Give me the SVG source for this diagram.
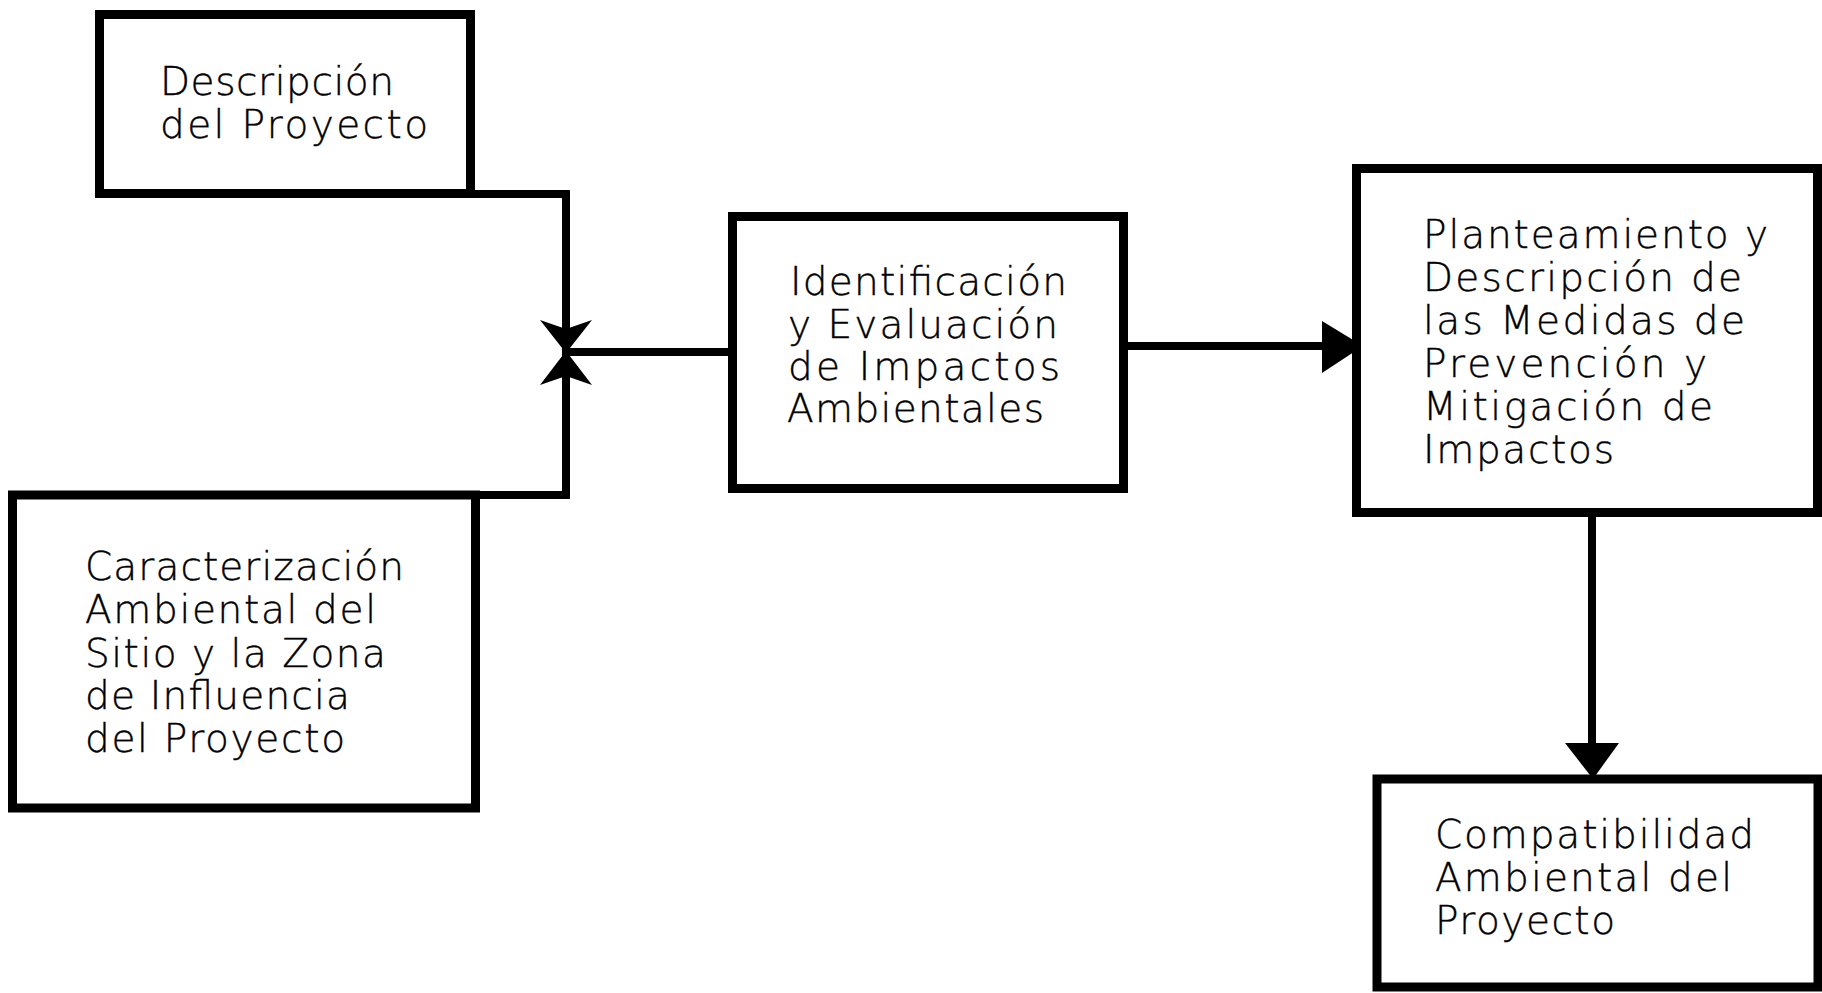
<svg xmlns="http://www.w3.org/2000/svg" width="1822" height="993" viewBox="0 0 1822 993">
  <style>
    .box { fill: #ffffff; stroke: #000000; stroke-width: 9; }
    .wire { fill: none; stroke: #000000; stroke-width: 8; stroke-linejoin: miter; stroke-linecap: butt; }
    .head { fill: #000000; stroke: none; }
    .lbl { font-family: "DejaVu Sans", "Liberation Sans", sans-serif; font-size: 39px; font-weight: 200; fill: #000000; stroke: #000000; stroke-width: 0.4; }
  </style>
  <rect width="1822" height="993" fill="#ffffff"/>

  <!-- connectors -->
  <g id="connectors">
    <!-- two sources merging into one junction -->
    <path class="wire" d="M 470 194 H 566 V 495 H 476"/>
    <path class="head" d="M 566 353 L 540 320 L 566 329 L 592 320 Z"/>
    <path class="head" d="M 566 351 L 540 385 L 566 376 L 592 385 Z"/>
    <line class="wire" x1="566" y1="352" x2="730" y2="352"/>
    <!-- identification to mitigation -->
    <line class="wire" x1="1126" y1="346" x2="1326" y2="346"/>
    <path class="head" d="M 1322 321 L 1363 346 L 1322 373 Z"/>
    <!-- mitigation to compatibility -->
    <line class="wire" x1="1592" y1="515" x2="1592" y2="746"/>
    <path class="head" d="M 1565 743 L 1619 743 L 1593 779 Z"/>
  </g>

  <g id="descripcion">
    <rect class="box" x="99.5" y="14.5" width="371" height="179"/>
    <text class="lbl">
      <tspan x="160" y="95" textLength="234" lengthAdjust="spacing">Descripción</tspan>
      <tspan x="160" y="138" textLength="268" lengthAdjust="spacing">del Proyecto</tspan>
    </text>
  </g>

  <g id="caracterizacion">
    <rect class="box" x="12.5" y="495" width="463" height="313"/>
    <text class="lbl">
      <tspan x="85" y="580" textLength="319" lengthAdjust="spacing">Caracterización</tspan>
      <tspan x="85" y="623" textLength="291" lengthAdjust="spacing">Ambiental del</tspan>
      <tspan x="85" y="667" textLength="301" lengthAdjust="spacing">Sitio y la Zona</tspan>
      <tspan x="85" y="709" textLength="265" lengthAdjust="spacing">de Influencia</tspan>
      <tspan x="85" y="752" textLength="260" lengthAdjust="spacing">del Proyecto</tspan>
    </text>
  </g>

  <g id="identificacion">
    <rect class="box" x="732.5" y="216.5" width="391" height="272"/>
    <text class="lbl">
      <tspan x="790" y="295" textLength="277" lengthAdjust="spacing">Identificación</tspan>
      <tspan x="788" y="338" textLength="270" lengthAdjust="spacing">y Evaluación</tspan>
      <tspan x="788" y="380" textLength="272" lengthAdjust="spacing">de Impactos</tspan>
      <tspan x="787" y="422" textLength="257" lengthAdjust="spacing">Ambientales</tspan>
    </text>
  </g>

  <g id="planteamiento">
    <rect class="box" x="1356.5" y="168.5" width="461" height="344"/>
    <text class="lbl">
      <tspan x="1423" y="248" textLength="345" lengthAdjust="spacing">Planteamiento y</tspan>
      <tspan x="1423" y="291" textLength="319" lengthAdjust="spacing">Descripción de</tspan>
      <tspan x="1423" y="334" textLength="322" lengthAdjust="spacing">las Medidas de</tspan>
      <tspan x="1423" y="377" textLength="284" lengthAdjust="spacing">Prevención y</tspan>
      <tspan x="1423" y="420" textLength="290" lengthAdjust="spacing">Mitigación de</tspan>
      <tspan x="1423" y="463" textLength="191" lengthAdjust="spacing">Impactos</tspan>
    </text>
  </g>

  <g id="compatibilidad">
    <rect class="box" x="1377" y="779" width="441" height="208"/>
    <text class="lbl">
      <tspan x="1435" y="848" textLength="319" lengthAdjust="spacing">Compatibilidad</tspan>
      <tspan x="1435" y="891" textLength="297" lengthAdjust="spacing">Ambiental del</tspan>
      <tspan x="1435" y="934" textLength="180" lengthAdjust="spacing">Proyecto</tspan>
    </text>
  </g>
</svg>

+-------+

#### [Task details]
Go through the data above and transcribe it in full, omitting any image.

#### [Written solution]
Give me the SVG source for this diagram.
<svg xmlns="http://www.w3.org/2000/svg" width="1822" height="993" viewBox="0 0 1822 993">
  <style>
    .box { fill: #ffffff; stroke: #000000; stroke-width: 9; }
    .wire { fill: none; stroke: #000000; stroke-width: 8; stroke-linejoin: miter; stroke-linecap: butt; }
    .head { fill: #000000; stroke: none; }
    .lbl { font-family: "DejaVu Sans", "Liberation Sans", sans-serif; font-size: 39px; font-weight: 200; fill: #000000; stroke: #000000; stroke-width: 0.4; }
  </style>
  <rect width="1822" height="993" fill="#ffffff"/>

  <!-- connectors -->
  <g id="connectors">
    <!-- two sources merging into one junction -->
    <path class="wire" d="M 470 194 H 566 V 495 H 476"/>
    <path class="head" d="M 566 353 L 540 320 L 566 329 L 592 320 Z"/>
    <path class="head" d="M 566 351 L 540 385 L 566 376 L 592 385 Z"/>
    <line class="wire" x1="566" y1="352" x2="730" y2="352"/>
    <!-- identification to mitigation -->
    <line class="wire" x1="1126" y1="346" x2="1326" y2="346"/>
    <path class="head" d="M 1322 321 L 1363 346 L 1322 373 Z"/>
    <!-- mitigation to compatibility -->
    <line class="wire" x1="1592" y1="515" x2="1592" y2="746"/>
    <path class="head" d="M 1565 743 L 1619 743 L 1593 779 Z"/>
  </g>

  <g id="descripcion">
    <rect class="box" x="99.5" y="14.5" width="371" height="179"/>
    <text class="lbl">
      <tspan x="160" y="95" textLength="234" lengthAdjust="spacing">Descripción</tspan>
      <tspan x="160" y="138" textLength="268" lengthAdjust="spacing">del Proyecto</tspan>
    </text>
  </g>

  <g id="caracterizacion">
    <rect class="box" x="12.5" y="495" width="463" height="313"/>
    <text class="lbl">
      <tspan x="85" y="580" textLength="319" lengthAdjust="spacing">Caracterización</tspan>
      <tspan x="85" y="623" textLength="291" lengthAdjust="spacing">Ambiental del</tspan>
      <tspan x="85" y="667" textLength="301" lengthAdjust="spacing">Sitio y la Zona</tspan>
      <tspan x="85" y="709" textLength="265" lengthAdjust="spacing">de Influencia</tspan>
      <tspan x="85" y="752" textLength="260" lengthAdjust="spacing">del Proyecto</tspan>
    </text>
  </g>

  <g id="identificacion">
    <rect class="box" x="732.5" y="216.5" width="391" height="272"/>
    <text class="lbl">
      <tspan x="790" y="295" textLength="277" lengthAdjust="spacing">Identificación</tspan>
      <tspan x="788" y="338" textLength="270" lengthAdjust="spacing">y Evaluación</tspan>
      <tspan x="788" y="380" textLength="272" lengthAdjust="spacing">de Impactos</tspan>
      <tspan x="787" y="422" textLength="257" lengthAdjust="spacing">Ambientales</tspan>
    </text>
  </g>

  <g id="planteamiento">
    <rect class="box" x="1356.5" y="168.5" width="461" height="344"/>
    <text class="lbl">
      <tspan x="1423" y="248" textLength="345" lengthAdjust="spacing">Planteamiento y</tspan>
      <tspan x="1423" y="291" textLength="319" lengthAdjust="spacing">Descripción de</tspan>
      <tspan x="1423" y="334" textLength="322" lengthAdjust="spacing">las Medidas de</tspan>
      <tspan x="1423" y="377" textLength="284" lengthAdjust="spacing">Prevención y</tspan>
      <tspan x="1423" y="420" textLength="290" lengthAdjust="spacing">Mitigación de</tspan>
      <tspan x="1423" y="463" textLength="191" lengthAdjust="spacing">Impactos</tspan>
    </text>
  </g>

  <g id="compatibilidad">
    <rect class="box" x="1377" y="779" width="441" height="208"/>
    <text class="lbl">
      <tspan x="1435" y="848" textLength="319" lengthAdjust="spacing">Compatibilidad</tspan>
      <tspan x="1435" y="891" textLength="297" lengthAdjust="spacing">Ambiental del</tspan>
      <tspan x="1435" y="934" textLength="180" lengthAdjust="spacing">Proyecto</tspan>
    </text>
  </g>
</svg>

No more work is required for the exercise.